Now I expect that I should just stop feeling sorry for myself. I mean, I’ve lived pretty long. The Great Depression was still on when I was born; then World War II; then schooling and college, and marriage, and all those other wars—remember Korea and Vietnam?? Yeah, they were fun, huh?? And then a really long, really happy marriage, with kids, and kid marriages and grand kids and all those nice things.  So a pandemic ending is at least interesting huh?  What would I be feeling were I our grandkids who are poised to graduate, one from high school and one from college?  Hell of a way to end those life stages I think.  Bet they had alternative conclusions that were a bit happier than this thing.

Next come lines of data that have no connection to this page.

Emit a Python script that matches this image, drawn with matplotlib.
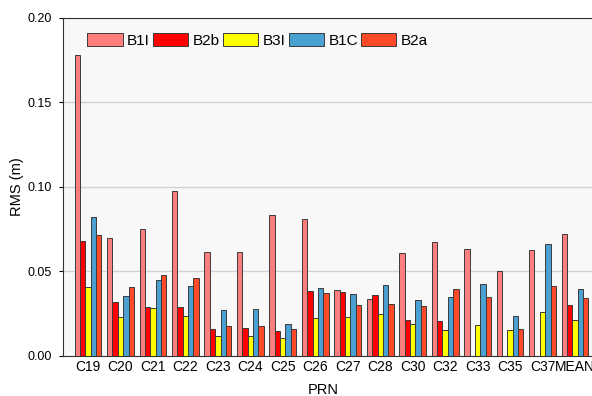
import numpy as np
import matplotlib
matplotlib.use('Agg')
import matplotlib.pyplot as plt

plt.rcParams['font.family'] = ['Liberation Sans', 'DejaVu Sans']

# satellites (PRN) and RMS per frequency, metres
prn = ['C19', 'C20', 'C21', 'C22', 'C23', 'C24', 'C25', 'C26',
       'C27', 'C28', 'C30', 'C32', 'C33', 'C35', 'C37', 'MEAN']
b1i = [0.178, 0.0698, 0.0749, 0.0977, 0.0615, 0.0615, 0.0830, 0.0809,
       0.0390, 0.0333, 0.0606, 0.0673, 0.0631, 0.0500, 0.0625, 0.0720]
b2b = [0.0680, 0.0318, 0.0290, 0.0285, 0.0158, 0.0161, 0.0147, 0.0384,
       0.0378, 0.0357, 0.0209, 0.0205, np.nan, np.nan, np.nan, 0.0301]
b3i = [0.0405, 0.0231, 0.0283, 0.0237, 0.0113, 0.0116, 0.0104, 0.0224,
       0.0226, 0.0246, 0.0187, 0.0149, 0.0182, 0.0151, 0.0258, 0.0209]
b1c = [0.0818, 0.0352, 0.0449, 0.0409, 0.0271, 0.0274, 0.0185, 0.0400,
       0.0364, 0.0418, 0.0329, 0.0347, 0.0424, 0.0236, 0.0659, 0.0396]
b2a = [0.0716, 0.0405, 0.0478, 0.0459, 0.0174, 0.0177, 0.0157, 0.0372,
       0.0299, 0.0307, 0.0293, 0.0392, 0.0349, 0.0159, 0.0414, 0.0343]

series = [('B1I', b1i, '#ff7f7f'),
          ('B2b', b2b, '#ff0000'),
          ('B3I', b3i, '#ffff00'),
          ('B1C', b1c, '#4aa0d0'),
          ('B2a', b2a, '#ff4a2a')]

fig = plt.figure(figsize=(5.92, 3.96), dpi=100)
ax = fig.add_axes([63/592, 40.5/396, 537/592, 337.5/396])
ax.set_facecolor('#f8f8f8')

x = np.arange(len(prn))
w = 0.165
for i, (name, vals, col) in enumerate(series):
    ax.bar(x + (i - 2) * w, vals, w, color=col, edgecolor='#3a3a3a',
           linewidth=0.7, label=name, zorder=3)

ax.set_xlim(-0.77, len(prn) - 0.23)
ax.set_ylim(0, 0.20)
ax.set_yticks([0, 0.05, 0.10, 0.15, 0.20])
ax.set_yticklabels(['0.00', '0.05', '0.10', '0.15', '0.20'])
ax.set_xticks(x)
ax.set_xticklabels(prn)
ax.tick_params(axis='x', length=0, labelsize=10, pad=3.5)
ax.tick_params(axis='y', length=3, labelsize=9, pad=5, direction='out')
ax.grid(axis='y', color='#d4d0d8', linewidth=1, zorder=0)
for s in ax.spines.values():
    s.set_color('#333333')
    s.set_linewidth(0.8)

ax.set_ylabel('RMS (m)', fontsize=10.5)
ax.yaxis.set_label_coords(-0.073, 0.5)
ax.set_xlabel('PRN', fontsize=10.5)
ax.xaxis.set_label_coords(0.484, -0.082)

ax.legend(loc='upper left', ncol=5, frameon=False, fontsize=11,
          handlelength=2.3, handleheight=0.85, handletextpad=0.3,
          columnspacing=0.2, bbox_to_anchor=(0.02, 0.995))

fig.savefig('out.png', dpi=100)
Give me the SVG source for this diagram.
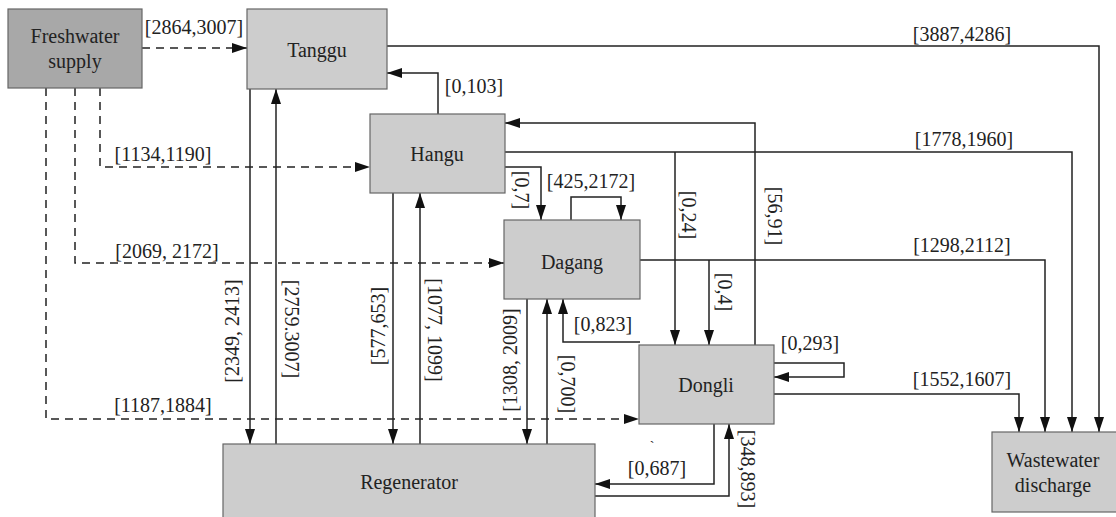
<svg xmlns="http://www.w3.org/2000/svg" width="1116" height="517" viewBox="0 0 1116 517">
<defs>
<marker id="ah" markerUnits="userSpaceOnUse" markerWidth="15" markerHeight="10" refX="15" refY="5" orient="auto">
<path d="M0,0 L15,5 L0,10 z" fill="#111"/>
</marker>
<style>
.node{fill:#cdcdcd;stroke:#666;stroke-width:1.2}
.fresh{fill:#a8a8a8;stroke:#666;stroke-width:1.2}
.nt{font-family:"Liberation Serif","Times New Roman",serif;font-size:20px;fill:#222;text-anchor:middle;dominant-baseline:central}
.lb{font-family:"Liberation Serif","Times New Roman",serif;font-size:20px;fill:#222;text-anchor:middle;dominant-baseline:central}
.c{fill:none;stroke:#222;stroke-width:1.5}
.a{marker-end:url(#ah)}
.d{stroke-dasharray:8,6}
</style>
</defs>
<rect width="1116" height="517" fill="#fff"/>

<g id="connectors">
<!-- freshwater dashed -->
<path class="c d a" d="M142,48 H247"/>
<path class="c d a" d="M100,88 V167 H370"/>
<path class="c d a" d="M75,88 V263 H504"/>
<path class="c d a" d="M46,88 V419 H639"/>
<!-- to wastewater -->
<path class="c a" d="M387,46 H1099 V432"/>
<path class="c a" d="M505,152 H1072 V432"/>
<path class="c a" d="M640,260 H1045 V432"/>
<path class="c a" d="M774,394 H1019 V432"/>
<!-- Hangu -> Tanggu -->
<path class="c a" d="M438,114 V73 H387"/>
<!-- Dongli -> Hangu -->
<path class="c a" d="M755,345 V123 H505"/>
<!-- Hangu -> Dongli -->
<path class="c a" d="M675,152 V345"/>
<!-- Hangu -> Dagang -->
<path class="c a" d="M505,167 H541 V220"/>
<!-- Dagang self loop -->
<path class="c a" d="M571,220 V197 H621 V220"/>
<!-- Dagang -> Dongli -->
<path class="c a" d="M709,260 V345"/>
<!-- Dongli -> Dagang -->
<path class="c a" d="M640,342 H563 V299"/>
<!-- Dagang <-> Regenerator -->
<path class="c a" d="M527,299 V444"/>
<path class="c a" d="M547,444 V299"/>
<!-- Tanggu <-> Regenerator -->
<path class="c a" d="M250,89 V444"/>
<path class="c a" d="M276,444 V89"/>
<!-- Hangu <-> Regenerator -->
<path class="c a" d="M393,193 V444"/>
<path class="c a" d="M420,444 V193"/>
<!-- Dongli <-> Regenerator -->
<path class="c a" d="M714,424 V484 H595"/>
<path class="c a" d="M595,496 H729 V424"/>
<!-- Dongli self loop -->
<path class="c a" d="M774,363 H844 V377 H774"/>

<!-- labels -->
<text class="lb" x="194" y="27">[2864,3007]</text>
<text class="lb" x="163" y="154">[1134,1190]</text>
<text class="lb" x="167" y="251">[2069, 2172]</text>
<text class="lb" x="163" y="405">[1187,1884]</text>
<text class="lb" x="962" y="34">[3887,4286]</text>
<text class="lb" x="964" y="139">[1778,1960]</text>
<text class="lb" x="962" y="245">[1298,2112]</text>
<text class="lb" x="962" y="379">[1552,1607]</text>
<text class="lb" x="474" y="86">[0,103]</text>
<text class="lb" x="591" y="181">[425,2172]</text>
<text class="lb" x="603" y="324">[0,823]</text>
<text class="lb" x="810" y="343">[0,293]</text>
<text class="lb" x="657" y="468">[0,687]</text>
<text class="lb" x="652" y="446" style="font-size:14px">`</text>
<text class="lb" transform="translate(232,331) rotate(-90)">[2349, 2413]</text>
<text class="lb" transform="translate(292,329) rotate(90)">[2759.3007]</text>
<text class="lb" transform="translate(378,326) rotate(-90)">[577,653]</text>
<text class="lb" transform="translate(435,330) rotate(90)">[1077, 1099]</text>
<text class="lb" transform="translate(510,360) rotate(-90)">[1308, 2009]</text>
<text class="lb" transform="translate(568,384) rotate(90)">[0,700]</text>
<text class="lb" transform="translate(522,190) rotate(90)">[0,7]</text>
<text class="lb" transform="translate(689,215) rotate(90)">[0,24]</text>
<text class="lb" transform="translate(775,216) rotate(90)">[56,91]</text>
<text class="lb" transform="translate(725,292) rotate(90)">[0,4]</text>
<text class="lb" transform="translate(748,469) rotate(90)">[348,893]</text>
</g>

<g id="freshwater">
<rect class="fresh" x="8" y="9" width="134" height="79"/>
<text class="nt" x="75" y="36">Freshwater</text>
<text class="nt" x="75" y="61">supply</text>
</g>
<g id="tanggu">
<rect class="node" x="247" y="9" width="140" height="80"/>
<text class="nt" x="317" y="50">Tanggu</text>
</g>
<g id="hangu">
<rect class="node" x="370" y="114" width="135" height="79"/>
<text class="nt" x="437" y="154">Hangu</text>
</g>
<g id="dagang">
<rect class="node" x="504" y="220" width="136" height="79"/>
<text class="nt" x="572" y="262">Dagang</text>
</g>
<g id="dongli">
<rect class="node" x="639" y="345" width="135" height="79"/>
<text class="nt" x="706" y="385">Dongli</text>
</g>
<g id="regenerator">
<rect class="node" x="223" y="444" width="372" height="80"/>
<text class="nt" x="409" y="482">Regenerator</text>
</g>
<g id="wastewater">
<rect class="node" x="992" y="432" width="130" height="80"/>
<text class="nt" x="1053" y="460">Wastewater</text>
<text class="nt" x="1053" y="485">discharge</text>
</g>
</svg>
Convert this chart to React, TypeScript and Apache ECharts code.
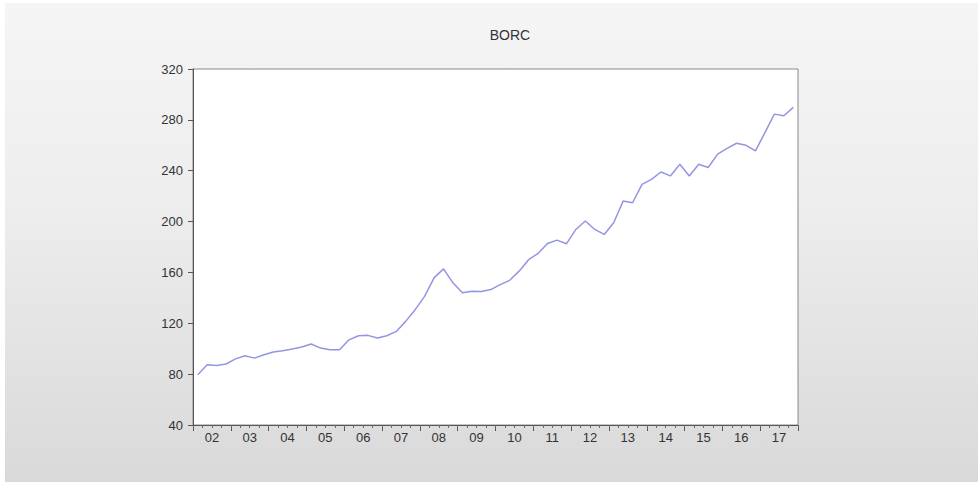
import React, { useEffect, useRef } from "react";
import * as echarts from "echarts";

const title = "BORC";
const yearLabels = ["02", "03", "04", "05", "06", "07", "08", "09", "10", "11", "12", "13", "14", "15", "16", "17"];
const yTicks = [40, 80, 120, 160, 200, 240, 280, 320];
// Quarterly values 2002Q1 .. 2017Q4
const borc = [
  79.5, 87.4, 86.8, 88.0, 92.0, 94.5, 92.6, 95.2,
  97.4, 98.4, 99.7, 101.3, 103.7, 100.5, 99.2, 99.2,
  107.0, 110.2, 110.5, 108.4, 110.2, 113.6, 121.5, 130.7,
  141.2, 155.7, 162.8, 151.8, 144.0, 145.2, 145.0, 146.5,
  150.4, 153.8, 161.0, 170.0, 174.9, 182.8, 185.4, 182.5,
  193.8, 200.4, 193.8, 189.9, 199.1, 216.1, 214.8, 229.3,
  233.2, 239.0, 235.9, 245.1, 235.9, 245.1, 242.5, 253.0,
  257.5, 261.6, 260.0, 255.6, 270.0, 284.5, 283.2, 289.8,
];

export default function App() {
  const ref = useRef<HTMLDivElement>(null);
  useEffect(() => {
    if (!ref.current) return;
    const chart = echarts.init(ref.current, undefined, { renderer: "svg" });
    const n = borc.length;
    const data = borc.map((v, i) => [i + 0.5, v]);
    chart.setOption({
      animation: false,
      backgroundColor: "#ffffff",
      graphic: [
        {
          type: "rect",
          z: -10,
          silent: true,
          shape: { x: 5, y: 3, width: 973, height: 479 },
          style: {
            fill: new echarts.graphic.LinearGradient(0, 0, 0, 1, [
              { offset: 0, color: "#f5f5f5" },
              { offset: 0.4, color: "#eeeeee" },
              { offset: 1, color: "#d9d9d9" },
            ]),
          },
        },
      ],
      title: {
        text: title,
        left: 505,
        textAlign: "center",
        top: 23,
        textStyle: { fontFamily: "Liberation Sans", fontSize: 14, fontWeight: "normal", color: "#333" },
      },
      grid: {
        left: 193,
        top: 69,
        width: 605,
        height: 356,
        show: true,
        backgroundColor: "#ffffff",
        borderColor: "#8a8a8a",
        borderWidth: 1,
      },
      xAxis: [
        {
          type: "value",
          min: 0,
          max: n,
          interval: 2,
          position: "bottom",
          axisLine: { show: false },
          axisTick: { show: false },
          splitLine: { show: false },
          axisLabel: {
            showMinLabel: true,
            showMaxLabel: true,
            margin: 6,
            fontFamily: "Liberation Sans",
            fontSize: 13,
            color: "#333",
            formatter: (v: number) => {
              if (v % 4 !== 2) return "";
              const idx = (v - 2) / 4;
              return yearLabels[idx] ?? "";
            },
          },
        },
        {
          type: "value",
          min: 0,
          max: n,
          interval: 4,
          position: "bottom",
          axisLine: { show: true, lineStyle: { color: "#555", width: 1 } },
          axisTick: { show: true, length: 6, lineStyle: { color: "#555" } },
          splitLine: { show: false },
          axisLabel: { show: false },
        },
        {
          type: "value",
          min: 0,
          max: n,
          interval: 1,
          position: "bottom",
          axisLine: { show: false },
          axisTick: { show: true, length: 3, lineStyle: { color: "#666" } },
          splitLine: { show: false },
          axisLabel: { show: false },
        },
      ],
      yAxis: {
        type: "value",
        min: yTicks[0],
        max: yTicks[yTicks.length - 1],
        interval: 40,
        axisLine: { show: true, lineStyle: { color: "#555", width: 1 } },
        axisTick: { show: true, length: 5, lineStyle: { color: "#555" } },
        splitLine: { show: false },
        axisLabel: {
          margin: 10,
          fontFamily: "Liberation Sans",
          fontSize: 13,
          color: "#333",
        },
      },
      series: [
        {
          type: "line",
          xAxisIndex: 0,
          data,
          showSymbol: false,
          symbol: "none",
          lineStyle: { color: "#9494e4", width: 1.5 },
        },
      ],
    });
    return () => chart.dispose();
  }, []);
  return (
    <div
      ref={ref}
      style={{ position: "fixed", left: 0, top: 0, width: 978, height: 486 }}
    />
  );
}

But, like all things, I assume this pandemic thingie will turn out to be one of those life experiences our grandkids will use to regale their grandkids, like I do about growing up poor in Manhattan during WW II. They can milk it for all its worth, just like I do.

So, now we can get on with things, except for the going out and socializing thing. And the hugging and kissing thing. And all those old fashioned socializing things. Yeah, they are sooooo 2019.

So, hang in there. This too will end . . . maybe.